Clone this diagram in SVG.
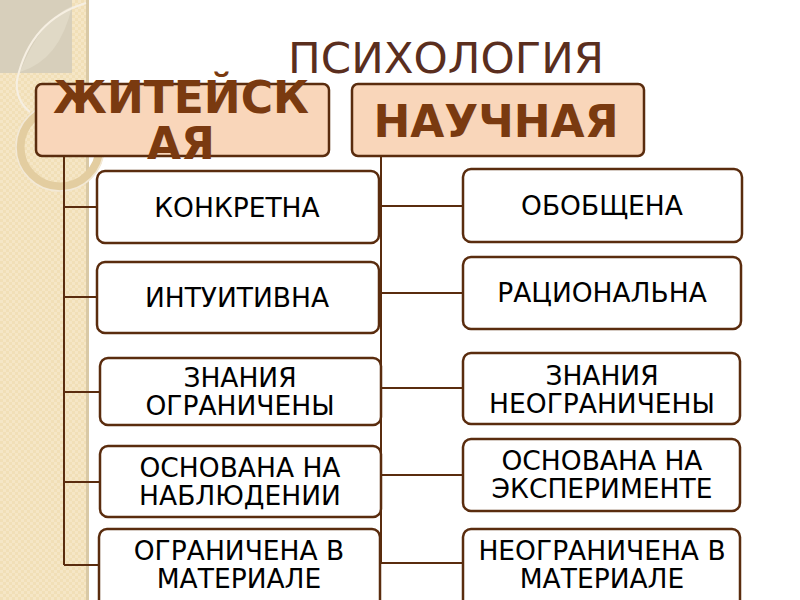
<svg xmlns="http://www.w3.org/2000/svg" width="800" height="600" viewBox="0 0 800 600">
<style>
.hdr{fill:#f9d6ba;stroke:#5a2c0e;stroke-width:2.5}
.box{fill:#ffffff;stroke:#5a2c0e;stroke-width:2.5}
.conn{stroke:#5a2c0e;stroke-width:2;fill:none}
.ht{font-family:"DejaVu Sans",Verdana,sans-serif;font-weight:bold;font-size:44px;fill:#7a3a10;text-anchor:middle}
.t{font-family:"DejaVu Sans",Verdana,sans-serif;font-size:26.5px;fill:#000000;text-anchor:middle}
.title{font-family:"DejaVu Sans",Verdana,sans-serif;font-size:43.5px;fill:#5a2e1e;text-anchor:middle}
</style>
<defs>
<pattern id="tex" width="6" height="6" patternUnits="userSpaceOnUse">
<rect width="6" height="6" fill="#f1dfb7"/>
<rect x="0" y="0" width="3" height="3" fill="#f5e6c6"/>
<rect x="3" y="3" width="3" height="3" fill="#f5e6c6"/>
</pattern>
</defs>
<rect width="800" height="600" fill="#ffffff"/>
<g id="sidebar">
<rect x="0" y="0" width="87" height="600" fill="url(#tex)"/>
<rect x="86" y="0" width="3" height="600" fill="#d9c9a6"/>
<path d="M0 0 H72 V73 H0 Z" fill="#d7cfbb"/>
<path d="M72 6 Q40 20 20 72 Q60 60 72 6 Z" fill="#e0d9c6"/>
<path d="M86 3 Q30 20 17 80 Q15 100 30 112" fill="none" stroke="#f6efe2" stroke-width="2"/>
<circle cx="60" cy="147" r="40" fill="none" stroke="#e3cda0" stroke-width="9"/>
<circle cx="60" cy="147" r="44" fill="none" stroke="#f3e9d6" stroke-width="1.5"/>
</g>
<g id="title"><text class="title" x="446" y="73">ПСИХОЛОГИЯ</text></g>
<g id="connectors">
<path class="conn" d="M64 156 V565 M64 207 H97 M64 297 H97 M64 392 H100 M64 482 H100 M64 565 H100"/>
<path class="conn" d="M381 156 V564 M381 206 H463 M381 293 H463 M381 388 H463 M381 475 H463 M381 563 H463"/>
</g>
<g id="n-zhiteiskaya">
<rect class="hdr" x="36" y="84" width="293" height="72" rx="6"/>
<text class="ht" x="181" y="113">ЖИТЕЙСК</text>
<text class="ht" x="181" y="159">АЯ</text>
</g>
<g id="n-nauchnaya">
<rect class="hdr" x="352" y="84" width="292" height="72" rx="6"/>
<text class="ht" x="496" y="137">НАУЧНАЯ</text>
</g>
<g id="n-konkretna">
<rect class="box" x="97" y="171" width="282" height="72" rx="8"/>
<text class="t" x="237" y="217">КОНКРЕТНА</text>
</g>
<g id="n-intuitivna">
<rect class="box" x="97" y="262" width="282" height="71" rx="8"/>
<text class="t" x="237" y="307">ИНТУИТИВНА</text>
</g>
<g id="n-znaniya-ogr">
<rect class="box" x="100" y="358" width="281" height="67" rx="8"/>
<text class="t" x="240" y="387">ЗНАНИЯ</text>
<text class="t" x="240" y="415">ОГРАНИЧЕНЫ</text>
</g>
<g id="n-nablyudenii">
<rect class="box" x="100" y="446" width="281" height="71" rx="8"/>
<text class="t" x="240" y="477">ОСНОВАНА НА</text>
<text class="t" x="240" y="505">НАБЛЮДЕНИИ</text>
</g>
<g id="n-ogr-material">
<rect class="box" x="99" y="529" width="281" height="80" rx="8"/>
<text class="t" x="239" y="560">ОГРАНИЧЕНА В</text>
<text class="t" x="239" y="588">МАТЕРИАЛЕ</text>
</g>
<g id="n-obobshchena">
<rect class="box" x="463" y="169" width="279" height="73" rx="8"/>
<text class="t" x="602" y="215">ОБОБЩЕНА</text>
</g>
<g id="n-racionalna">
<rect class="box" x="463" y="257" width="278" height="72" rx="8"/>
<text class="t" x="602" y="302">РАЦИОНАЛЬНА</text>
</g>
<g id="n-znaniya-neogr">
<rect class="box" x="463" y="353" width="277" height="71" rx="8"/>
<text class="t" x="602" y="385">ЗНАНИЯ</text>
<text class="t" x="602" y="413">НЕОГРАНИЧЕНЫ</text>
</g>
<g id="n-eksperimente">
<rect class="box" x="463" y="439" width="277" height="72" rx="8"/>
<text class="t" x="602" y="470">ОСНОВАНА НА</text>
<text class="t" x="602" y="498">ЭКСПЕРИМЕНТЕ</text>
</g>
<g id="n-neogr-material">
<rect class="box" x="463" y="529" width="277" height="80" rx="8"/>
<text class="t" x="602" y="560">НЕОГРАНИЧЕНА В</text>
<text class="t" x="602" y="588">МАТЕРИАЛЕ</text>
</g>
</svg>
________________
**WHAT TO WORK ON**
Copy out all of the material exactly as written, without its pictures.

**EXERCISE ANSWER**
Clone this diagram in SVG.
<svg xmlns="http://www.w3.org/2000/svg" width="800" height="600" viewBox="0 0 800 600">
<style>
.hdr{fill:#f9d6ba;stroke:#5a2c0e;stroke-width:2.5}
.box{fill:#ffffff;stroke:#5a2c0e;stroke-width:2.5}
.conn{stroke:#5a2c0e;stroke-width:2;fill:none}
.ht{font-family:"DejaVu Sans",Verdana,sans-serif;font-weight:bold;font-size:44px;fill:#7a3a10;text-anchor:middle}
.t{font-family:"DejaVu Sans",Verdana,sans-serif;font-size:26.5px;fill:#000000;text-anchor:middle}
.title{font-family:"DejaVu Sans",Verdana,sans-serif;font-size:43.5px;fill:#5a2e1e;text-anchor:middle}
</style>
<defs>
<pattern id="tex" width="6" height="6" patternUnits="userSpaceOnUse">
<rect width="6" height="6" fill="#f1dfb7"/>
<rect x="0" y="0" width="3" height="3" fill="#f5e6c6"/>
<rect x="3" y="3" width="3" height="3" fill="#f5e6c6"/>
</pattern>
</defs>
<rect width="800" height="600" fill="#ffffff"/>
<g id="sidebar">
<rect x="0" y="0" width="87" height="600" fill="url(#tex)"/>
<rect x="86" y="0" width="3" height="600" fill="#d9c9a6"/>
<path d="M0 0 H72 V73 H0 Z" fill="#d7cfbb"/>
<path d="M72 6 Q40 20 20 72 Q60 60 72 6 Z" fill="#e0d9c6"/>
<path d="M86 3 Q30 20 17 80 Q15 100 30 112" fill="none" stroke="#f6efe2" stroke-width="2"/>
<circle cx="60" cy="147" r="40" fill="none" stroke="#e3cda0" stroke-width="9"/>
<circle cx="60" cy="147" r="44" fill="none" stroke="#f3e9d6" stroke-width="1.5"/>
</g>
<g id="title"><text class="title" x="446" y="73">ПСИХОЛОГИЯ</text></g>
<g id="connectors">
<path class="conn" d="M64 156 V565 M64 207 H97 M64 297 H97 M64 392 H100 M64 482 H100 M64 565 H100"/>
<path class="conn" d="M381 156 V564 M381 206 H463 M381 293 H463 M381 388 H463 M381 475 H463 M381 563 H463"/>
</g>
<g id="n-zhiteiskaya">
<rect class="hdr" x="36" y="84" width="293" height="72" rx="6"/>
<text class="ht" x="181" y="113">ЖИТЕЙСК</text>
<text class="ht" x="181" y="159">АЯ</text>
</g>
<g id="n-nauchnaya">
<rect class="hdr" x="352" y="84" width="292" height="72" rx="6"/>
<text class="ht" x="496" y="137">НАУЧНАЯ</text>
</g>
<g id="n-konkretna">
<rect class="box" x="97" y="171" width="282" height="72" rx="8"/>
<text class="t" x="237" y="217">КОНКРЕТНА</text>
</g>
<g id="n-intuitivna">
<rect class="box" x="97" y="262" width="282" height="71" rx="8"/>
<text class="t" x="237" y="307">ИНТУИТИВНА</text>
</g>
<g id="n-znaniya-ogr">
<rect class="box" x="100" y="358" width="281" height="67" rx="8"/>
<text class="t" x="240" y="387">ЗНАНИЯ</text>
<text class="t" x="240" y="415">ОГРАНИЧЕНЫ</text>
</g>
<g id="n-nablyudenii">
<rect class="box" x="100" y="446" width="281" height="71" rx="8"/>
<text class="t" x="240" y="477">ОСНОВАНА НА</text>
<text class="t" x="240" y="505">НАБЛЮДЕНИИ</text>
</g>
<g id="n-ogr-material">
<rect class="box" x="99" y="529" width="281" height="80" rx="8"/>
<text class="t" x="239" y="560">ОГРАНИЧЕНА В</text>
<text class="t" x="239" y="588">МАТЕРИАЛЕ</text>
</g>
<g id="n-obobshchena">
<rect class="box" x="463" y="169" width="279" height="73" rx="8"/>
<text class="t" x="602" y="215">ОБОБЩЕНА</text>
</g>
<g id="n-racionalna">
<rect class="box" x="463" y="257" width="278" height="72" rx="8"/>
<text class="t" x="602" y="302">РАЦИОНАЛЬНА</text>
</g>
<g id="n-znaniya-neogr">
<rect class="box" x="463" y="353" width="277" height="71" rx="8"/>
<text class="t" x="602" y="385">ЗНАНИЯ</text>
<text class="t" x="602" y="413">НЕОГРАНИЧЕНЫ</text>
</g>
<g id="n-eksperimente">
<rect class="box" x="463" y="439" width="277" height="72" rx="8"/>
<text class="t" x="602" y="470">ОСНОВАНА НА</text>
<text class="t" x="602" y="498">ЭКСПЕРИМЕНТЕ</text>
</g>
<g id="n-neogr-material">
<rect class="box" x="463" y="529" width="277" height="80" rx="8"/>
<text class="t" x="602" y="560">НЕОГРАНИЧЕНА В</text>
<text class="t" x="602" y="588">МАТЕРИАЛЕ</text>
</g>
</svg>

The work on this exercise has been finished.